WHAT YOU HAVE TO DO: Return each line containing the string "this".

RECORD EXTRACTS:
+---+

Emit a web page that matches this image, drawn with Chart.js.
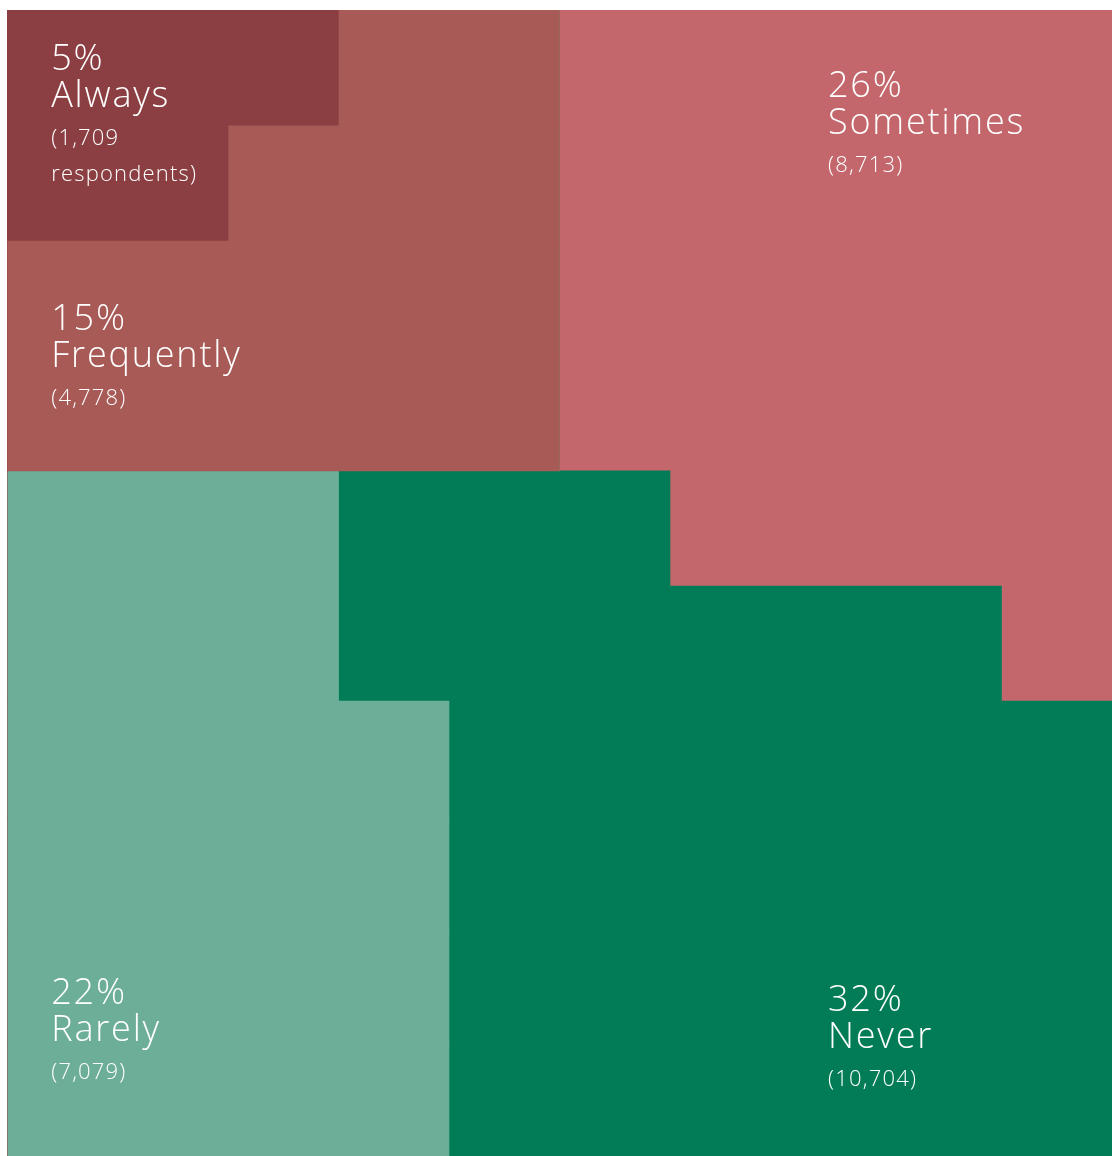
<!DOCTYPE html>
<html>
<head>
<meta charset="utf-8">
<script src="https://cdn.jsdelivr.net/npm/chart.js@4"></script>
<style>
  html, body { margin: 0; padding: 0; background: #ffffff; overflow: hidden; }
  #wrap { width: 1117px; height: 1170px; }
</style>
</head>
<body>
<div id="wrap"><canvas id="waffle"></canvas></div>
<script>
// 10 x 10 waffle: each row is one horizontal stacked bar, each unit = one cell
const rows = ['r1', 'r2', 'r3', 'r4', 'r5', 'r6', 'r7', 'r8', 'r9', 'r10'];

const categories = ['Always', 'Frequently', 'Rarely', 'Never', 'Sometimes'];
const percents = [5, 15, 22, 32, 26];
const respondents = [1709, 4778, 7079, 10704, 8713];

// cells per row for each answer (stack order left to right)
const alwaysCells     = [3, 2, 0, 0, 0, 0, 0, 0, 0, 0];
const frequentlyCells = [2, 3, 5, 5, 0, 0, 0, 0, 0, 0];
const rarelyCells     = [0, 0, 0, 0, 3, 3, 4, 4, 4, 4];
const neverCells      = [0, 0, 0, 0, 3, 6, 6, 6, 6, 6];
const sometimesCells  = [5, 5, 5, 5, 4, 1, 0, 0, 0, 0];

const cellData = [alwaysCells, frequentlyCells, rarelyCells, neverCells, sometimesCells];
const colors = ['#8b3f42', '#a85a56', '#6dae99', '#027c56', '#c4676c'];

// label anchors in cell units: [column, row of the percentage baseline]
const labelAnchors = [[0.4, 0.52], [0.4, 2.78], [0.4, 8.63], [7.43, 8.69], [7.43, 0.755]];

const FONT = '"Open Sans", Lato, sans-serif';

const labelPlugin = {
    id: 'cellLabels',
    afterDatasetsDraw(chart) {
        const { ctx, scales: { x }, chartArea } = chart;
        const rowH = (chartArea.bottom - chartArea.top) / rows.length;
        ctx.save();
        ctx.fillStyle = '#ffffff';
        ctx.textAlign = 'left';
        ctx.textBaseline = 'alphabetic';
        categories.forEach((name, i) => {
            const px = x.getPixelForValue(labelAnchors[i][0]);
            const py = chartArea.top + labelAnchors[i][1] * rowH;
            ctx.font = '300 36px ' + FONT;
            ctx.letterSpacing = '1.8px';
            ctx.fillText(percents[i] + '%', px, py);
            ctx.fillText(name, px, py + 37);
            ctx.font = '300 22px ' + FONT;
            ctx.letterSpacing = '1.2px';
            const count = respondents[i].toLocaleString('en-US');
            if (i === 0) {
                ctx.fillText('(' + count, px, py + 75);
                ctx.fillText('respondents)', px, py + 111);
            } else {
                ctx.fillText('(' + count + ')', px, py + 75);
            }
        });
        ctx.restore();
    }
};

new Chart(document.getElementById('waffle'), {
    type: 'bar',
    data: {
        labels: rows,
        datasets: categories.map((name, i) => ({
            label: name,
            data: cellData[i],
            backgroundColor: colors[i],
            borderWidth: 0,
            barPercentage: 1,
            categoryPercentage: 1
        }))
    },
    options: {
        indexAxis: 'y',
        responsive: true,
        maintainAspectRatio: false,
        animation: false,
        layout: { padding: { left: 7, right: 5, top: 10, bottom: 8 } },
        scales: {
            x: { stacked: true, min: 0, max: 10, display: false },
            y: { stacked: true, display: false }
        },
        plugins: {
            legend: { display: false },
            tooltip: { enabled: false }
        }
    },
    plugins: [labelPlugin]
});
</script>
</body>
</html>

+---+

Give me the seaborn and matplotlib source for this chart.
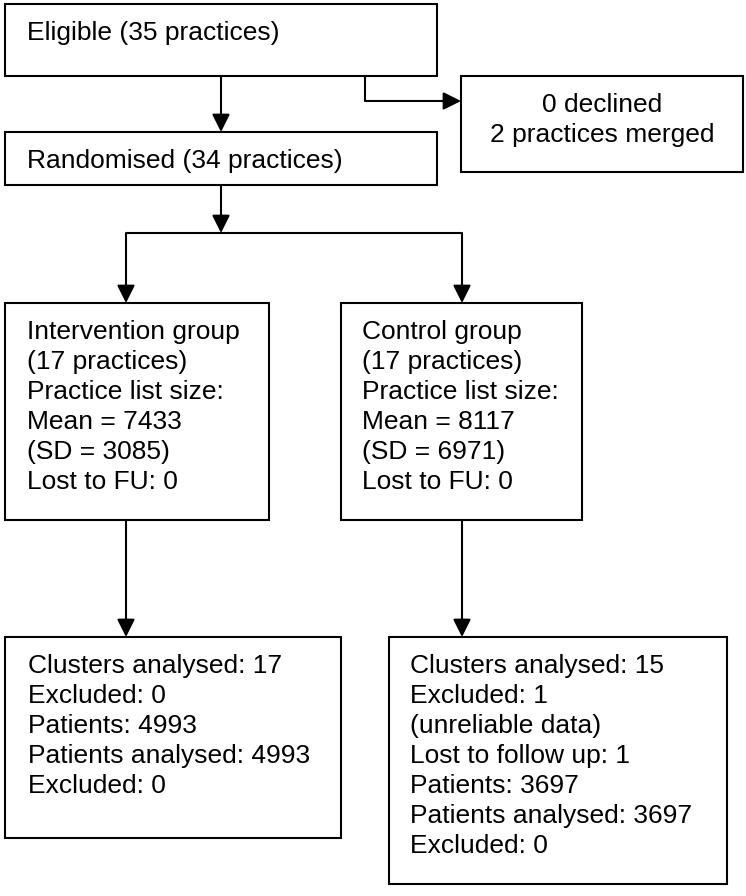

+---+

TASK ANSWER:
Emit a web page that matches this image, drawn with Chart.js.
Give me the seaborn and matplotlib source for this chart.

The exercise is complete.